● **Objective**
Leaving out every picture, copy the lines of the data exactly, from the first through the line containing "p = pairs(vals);".

+++ Supplied material +++

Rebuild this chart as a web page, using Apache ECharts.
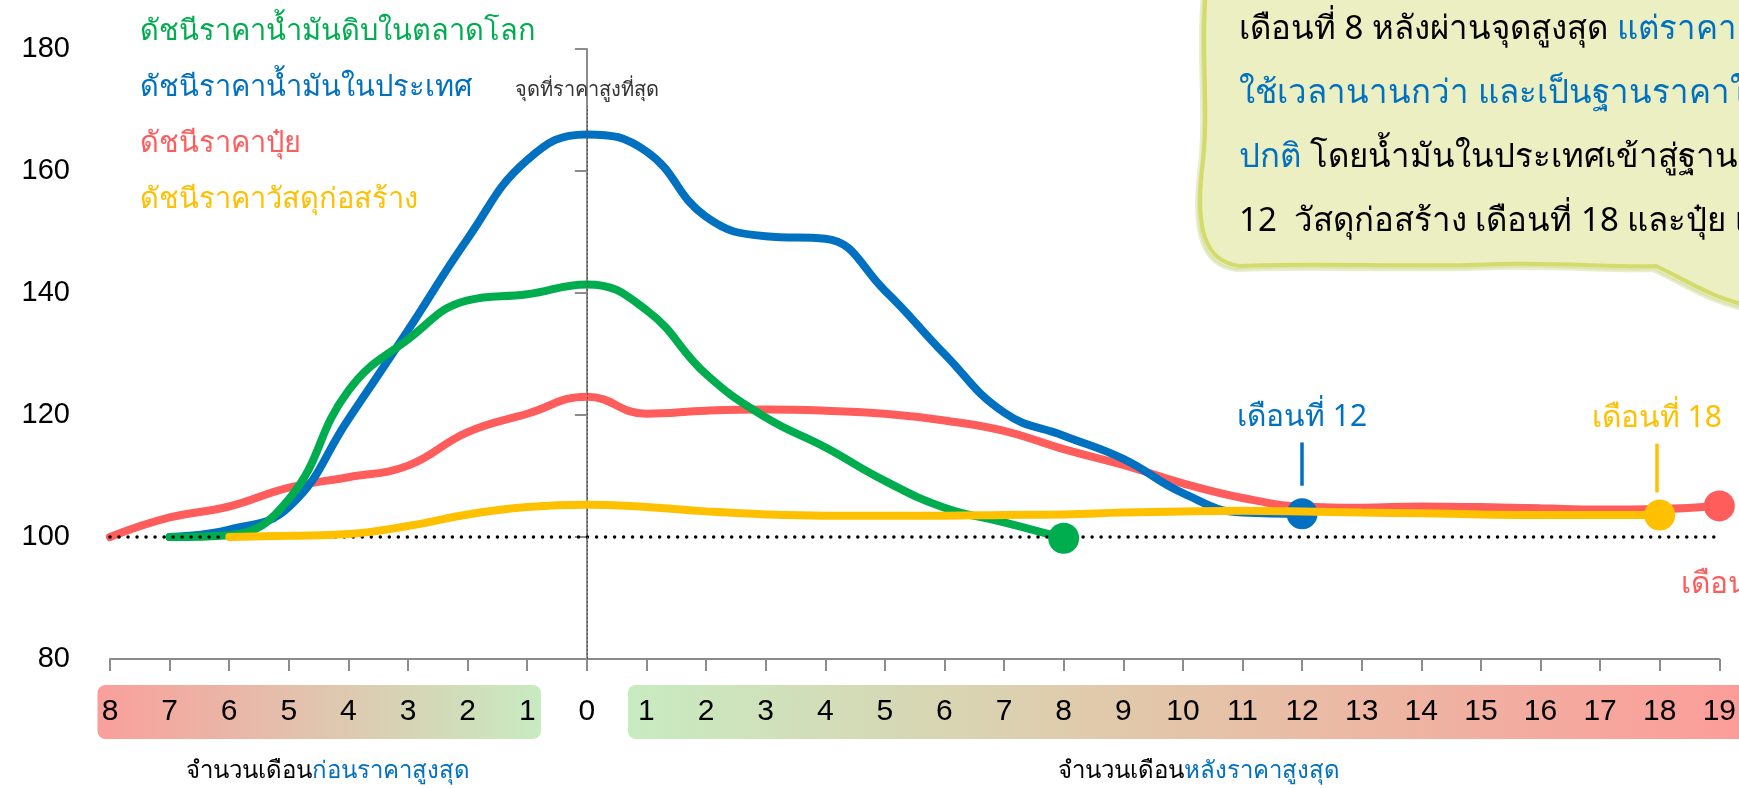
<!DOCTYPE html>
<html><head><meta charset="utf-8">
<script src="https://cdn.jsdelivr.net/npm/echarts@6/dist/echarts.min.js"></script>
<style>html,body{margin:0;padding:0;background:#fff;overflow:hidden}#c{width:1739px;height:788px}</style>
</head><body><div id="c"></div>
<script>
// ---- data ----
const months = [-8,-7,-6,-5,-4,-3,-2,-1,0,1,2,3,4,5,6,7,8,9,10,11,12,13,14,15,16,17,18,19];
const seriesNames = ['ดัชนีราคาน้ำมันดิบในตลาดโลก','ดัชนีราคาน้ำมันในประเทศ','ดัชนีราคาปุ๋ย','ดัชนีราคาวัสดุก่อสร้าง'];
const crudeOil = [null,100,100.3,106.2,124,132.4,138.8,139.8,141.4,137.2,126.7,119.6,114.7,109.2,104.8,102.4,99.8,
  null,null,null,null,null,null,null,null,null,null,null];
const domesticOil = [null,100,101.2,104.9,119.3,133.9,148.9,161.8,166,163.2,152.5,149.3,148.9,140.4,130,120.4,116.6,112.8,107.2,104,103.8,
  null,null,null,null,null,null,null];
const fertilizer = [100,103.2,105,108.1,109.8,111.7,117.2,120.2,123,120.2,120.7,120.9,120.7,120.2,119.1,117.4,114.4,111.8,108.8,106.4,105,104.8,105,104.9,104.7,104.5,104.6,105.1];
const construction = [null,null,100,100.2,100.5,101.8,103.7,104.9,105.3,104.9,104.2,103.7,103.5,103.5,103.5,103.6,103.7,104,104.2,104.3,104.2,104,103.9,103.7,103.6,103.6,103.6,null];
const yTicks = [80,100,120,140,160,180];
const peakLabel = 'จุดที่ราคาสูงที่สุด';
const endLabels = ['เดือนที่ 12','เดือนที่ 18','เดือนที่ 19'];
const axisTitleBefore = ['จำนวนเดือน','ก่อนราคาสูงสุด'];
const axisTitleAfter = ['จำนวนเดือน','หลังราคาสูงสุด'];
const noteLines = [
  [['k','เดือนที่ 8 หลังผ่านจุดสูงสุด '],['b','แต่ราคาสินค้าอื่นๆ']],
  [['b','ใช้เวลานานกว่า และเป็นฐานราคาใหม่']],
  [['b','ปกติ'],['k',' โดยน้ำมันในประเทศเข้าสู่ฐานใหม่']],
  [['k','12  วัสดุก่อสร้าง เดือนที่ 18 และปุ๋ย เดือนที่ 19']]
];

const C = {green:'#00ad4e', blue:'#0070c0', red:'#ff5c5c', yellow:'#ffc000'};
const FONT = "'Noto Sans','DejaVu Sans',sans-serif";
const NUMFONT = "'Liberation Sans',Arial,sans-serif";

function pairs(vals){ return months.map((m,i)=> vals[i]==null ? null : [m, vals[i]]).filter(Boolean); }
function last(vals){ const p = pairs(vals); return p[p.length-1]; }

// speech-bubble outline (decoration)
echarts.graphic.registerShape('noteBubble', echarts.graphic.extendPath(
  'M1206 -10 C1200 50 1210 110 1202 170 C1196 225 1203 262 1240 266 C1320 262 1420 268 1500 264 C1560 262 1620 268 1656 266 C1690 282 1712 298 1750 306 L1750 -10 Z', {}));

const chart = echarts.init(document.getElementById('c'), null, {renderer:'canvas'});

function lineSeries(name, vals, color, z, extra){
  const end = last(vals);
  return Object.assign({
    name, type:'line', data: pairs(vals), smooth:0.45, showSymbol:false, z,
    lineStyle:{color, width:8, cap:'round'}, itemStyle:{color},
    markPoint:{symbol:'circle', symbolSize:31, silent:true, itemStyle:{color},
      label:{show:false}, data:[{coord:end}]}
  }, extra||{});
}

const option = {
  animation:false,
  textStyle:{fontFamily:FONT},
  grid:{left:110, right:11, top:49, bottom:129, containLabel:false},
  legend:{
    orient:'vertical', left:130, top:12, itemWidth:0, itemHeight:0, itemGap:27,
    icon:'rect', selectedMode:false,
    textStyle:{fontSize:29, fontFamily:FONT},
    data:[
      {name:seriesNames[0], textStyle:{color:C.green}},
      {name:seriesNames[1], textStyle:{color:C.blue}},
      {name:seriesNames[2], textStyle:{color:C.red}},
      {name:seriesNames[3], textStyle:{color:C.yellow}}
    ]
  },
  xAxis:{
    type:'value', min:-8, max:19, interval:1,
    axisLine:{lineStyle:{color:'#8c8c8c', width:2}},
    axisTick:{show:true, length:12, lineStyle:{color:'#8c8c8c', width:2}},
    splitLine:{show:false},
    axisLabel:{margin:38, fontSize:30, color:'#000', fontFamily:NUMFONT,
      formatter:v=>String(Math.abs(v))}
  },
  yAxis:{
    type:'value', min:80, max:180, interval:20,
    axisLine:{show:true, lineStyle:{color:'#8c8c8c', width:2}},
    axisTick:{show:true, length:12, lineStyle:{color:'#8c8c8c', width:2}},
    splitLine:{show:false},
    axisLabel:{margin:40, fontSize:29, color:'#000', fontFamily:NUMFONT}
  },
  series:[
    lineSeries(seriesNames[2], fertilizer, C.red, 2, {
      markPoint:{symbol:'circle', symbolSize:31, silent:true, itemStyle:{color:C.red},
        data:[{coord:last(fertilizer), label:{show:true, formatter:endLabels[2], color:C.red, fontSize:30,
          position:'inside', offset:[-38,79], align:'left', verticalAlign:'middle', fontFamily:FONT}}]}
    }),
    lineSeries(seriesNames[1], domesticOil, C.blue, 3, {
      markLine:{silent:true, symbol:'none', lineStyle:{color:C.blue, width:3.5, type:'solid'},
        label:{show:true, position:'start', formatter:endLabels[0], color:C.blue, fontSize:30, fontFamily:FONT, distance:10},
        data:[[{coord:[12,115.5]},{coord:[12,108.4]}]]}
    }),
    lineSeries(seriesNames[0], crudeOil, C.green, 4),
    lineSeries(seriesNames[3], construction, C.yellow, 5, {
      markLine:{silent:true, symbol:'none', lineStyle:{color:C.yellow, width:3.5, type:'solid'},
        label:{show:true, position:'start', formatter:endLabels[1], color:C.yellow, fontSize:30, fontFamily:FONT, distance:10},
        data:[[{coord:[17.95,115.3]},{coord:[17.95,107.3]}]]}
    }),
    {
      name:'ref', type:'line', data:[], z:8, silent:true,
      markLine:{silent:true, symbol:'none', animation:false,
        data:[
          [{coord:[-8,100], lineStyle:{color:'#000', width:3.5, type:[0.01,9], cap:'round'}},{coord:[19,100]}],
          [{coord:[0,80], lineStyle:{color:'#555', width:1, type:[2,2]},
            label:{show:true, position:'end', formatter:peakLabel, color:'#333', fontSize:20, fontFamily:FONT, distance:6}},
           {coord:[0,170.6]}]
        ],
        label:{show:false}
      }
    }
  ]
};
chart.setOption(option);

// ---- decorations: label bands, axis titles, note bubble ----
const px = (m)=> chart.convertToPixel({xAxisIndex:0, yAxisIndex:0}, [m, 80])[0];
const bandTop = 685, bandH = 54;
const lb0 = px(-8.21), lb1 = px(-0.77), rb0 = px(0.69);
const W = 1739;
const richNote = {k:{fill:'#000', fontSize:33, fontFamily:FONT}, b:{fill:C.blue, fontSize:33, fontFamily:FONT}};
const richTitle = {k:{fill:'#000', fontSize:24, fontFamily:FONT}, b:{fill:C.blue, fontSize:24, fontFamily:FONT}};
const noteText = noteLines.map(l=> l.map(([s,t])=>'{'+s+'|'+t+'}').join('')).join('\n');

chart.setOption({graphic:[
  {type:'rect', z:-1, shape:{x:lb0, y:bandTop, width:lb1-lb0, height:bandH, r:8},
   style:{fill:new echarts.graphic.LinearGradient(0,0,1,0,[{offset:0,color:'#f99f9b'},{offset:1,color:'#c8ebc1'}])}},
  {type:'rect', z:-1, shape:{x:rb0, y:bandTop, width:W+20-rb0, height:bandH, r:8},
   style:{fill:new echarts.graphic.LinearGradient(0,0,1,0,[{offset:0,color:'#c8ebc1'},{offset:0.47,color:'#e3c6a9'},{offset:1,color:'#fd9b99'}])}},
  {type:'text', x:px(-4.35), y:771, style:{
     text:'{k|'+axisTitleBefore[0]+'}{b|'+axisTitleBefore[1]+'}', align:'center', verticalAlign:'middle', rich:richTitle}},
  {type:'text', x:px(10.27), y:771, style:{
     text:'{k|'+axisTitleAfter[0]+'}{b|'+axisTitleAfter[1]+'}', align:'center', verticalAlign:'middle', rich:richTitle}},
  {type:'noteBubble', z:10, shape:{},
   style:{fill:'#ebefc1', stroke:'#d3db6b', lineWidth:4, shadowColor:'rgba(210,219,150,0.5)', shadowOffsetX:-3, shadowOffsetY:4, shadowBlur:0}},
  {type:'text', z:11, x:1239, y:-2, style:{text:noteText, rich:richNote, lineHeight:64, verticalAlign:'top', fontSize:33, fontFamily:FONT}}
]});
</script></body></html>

+++

● **The output**
Rebuild this chart as a web page, using Apache ECharts.
<!DOCTYPE html>
<html><head><meta charset="utf-8">
<script src="https://cdn.jsdelivr.net/npm/echarts@6/dist/echarts.min.js"></script>
<style>html,body{margin:0;padding:0;background:#fff;overflow:hidden}#c{width:1739px;height:788px}</style>
</head><body><div id="c"></div>
<script>
// ---- data ----
const months = [-8,-7,-6,-5,-4,-3,-2,-1,0,1,2,3,4,5,6,7,8,9,10,11,12,13,14,15,16,17,18,19];
const seriesNames = ['ดัชนีราคาน้ำมันดิบในตลาดโลก','ดัชนีราคาน้ำมันในประเทศ','ดัชนีราคาปุ๋ย','ดัชนีราคาวัสดุก่อสร้าง'];
const crudeOil = [null,100,100.3,106.2,124,132.4,138.8,139.8,141.4,137.2,126.7,119.6,114.7,109.2,104.8,102.4,99.8,
  null,null,null,null,null,null,null,null,null,null,null];
const domesticOil = [null,100,101.2,104.9,119.3,133.9,148.9,161.8,166,163.2,152.5,149.3,148.9,140.4,130,120.4,116.6,112.8,107.2,104,103.8,
  null,null,null,null,null,null,null];
const fertilizer = [100,103.2,105,108.1,109.8,111.7,117.2,120.2,123,120.2,120.7,120.9,120.7,120.2,119.1,117.4,114.4,111.8,108.8,106.4,105,104.8,105,104.9,104.7,104.5,104.6,105.1];
const construction = [null,null,100,100.2,100.5,101.8,103.7,104.9,105.3,104.9,104.2,103.7,103.5,103.5,103.5,103.6,103.7,104,104.2,104.3,104.2,104,103.9,103.7,103.6,103.6,103.6,null];
const yTicks = [80,100,120,140,160,180];
const peakLabel = 'จุดที่ราคาสูงที่สุด';
const endLabels = ['เดือนที่ 12','เดือนที่ 18','เดือนที่ 19'];
const axisTitleBefore = ['จำนวนเดือน','ก่อนราคาสูงสุด'];
const axisTitleAfter = ['จำนวนเดือน','หลังราคาสูงสุด'];
const noteLines = [
  [['k','เดือนที่ 8 หลังผ่านจุดสูงสุด '],['b','แต่ราคาสินค้าอื่นๆ']],
  [['b','ใช้เวลานานกว่า และเป็นฐานราคาใหม่']],
  [['b','ปกติ'],['k',' โดยน้ำมันในประเทศเข้าสู่ฐานใหม่']],
  [['k','12  วัสดุก่อสร้าง เดือนที่ 18 และปุ๋ย เดือนที่ 19']]
];

const C = {green:'#00ad4e', blue:'#0070c0', red:'#ff5c5c', yellow:'#ffc000'};
const FONT = "'Noto Sans','DejaVu Sans',sans-serif";
const NUMFONT = "'Liberation Sans',Arial,sans-serif";

function pairs(vals){ return months.map((m,i)=> vals[i]==null ? null : [m, vals[i]]).filter(Boolean); }
function last(vals){ const p = pairs(vals); return p[p.length-1]; }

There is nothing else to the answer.